Monday, June 30, 2008
I'm a big fan of karaoke. I love doing it...and I'm happy to report that I have never been booed off the stage. Generally speaking, however, getting a bunch of drunk people to sing their favorite tunes into a microphone can be a scary experience.
There seems to be two philosophies among those that cannot carry a tune: those that know they suck and those that think they are the second coming of Clay Aiken.
So, are there people out there that are just naturally tone deaf? Even with proper training, can they learn to sing on key? Researchers at the University of Finance and Management in Warsaw and University of Montreal decided to get to the bottom of this. They asked more than 150 people to sing a very familiar song - like "Happy Birthday." Then they had another group sing a note after hearing it from an instrument.

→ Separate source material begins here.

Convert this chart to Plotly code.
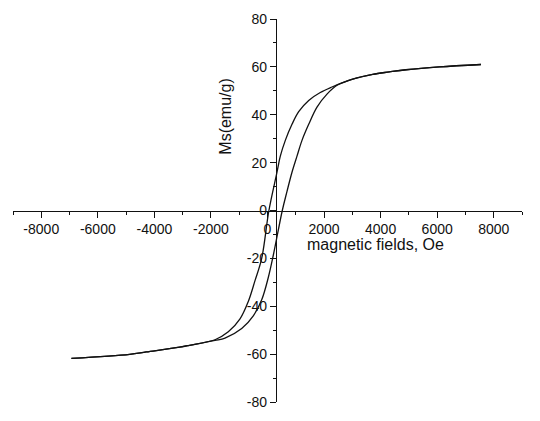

What they found was pretty astonishing.
More than 90% could sing in tune. The identified two types of bad singers: those that are completely tone deaf. They sing terribly and can't discern the correct note they hear from an instrument. The other group can easily tell if a note is off key, but can't sing properly - they are tone mute.
Regardless of singing ability, there are tons of "artists" that have made it big in the music industry despite having terrible singing voices. Here are my personal top five:
5) J-Lo. She's gorgeous, she could dance, and her perfume was probably OK. But when she had to sing live with her hubby, Marc Anthony, it became obvious that she really cannot sing.
4) Tom Petty. How does a guy who sings like he's got a mouthful of everlasting gobstoppers sell so many albums? The dude has an awful voice. Why oh why did he sing at the last Superbowl?
3) Britney Spears. She's a trainwreck, and before K-Fed, she was so cute. Ever hear what she sounds live? It'll make your ears bleed.
2) Chris Martin of Coldplay. Many of you will disagree because they have a hot single on the Billboard Charts right now. But be objective and listen to his voice. He often sings in falsetto - and it's not very good. At other times, it sounds like his moaning in his sleep. What do you expect from a guy that thinks Amy Winehouse is the best singer in the world?
1) Bob Dylan. I've had sounds come out of my butt that sounded better than this guy's voice. I know he wrote powerful lyrics - I will not disagree. But he sounds like one of those hair clippers at the barbershop. Listening to his voice reminds me of the sound some kid in my 5th grade gym class made after his nuts got rocked from a line drive. He might be the voice of his generation, but his generation spent most of their days in an incoherent stupor.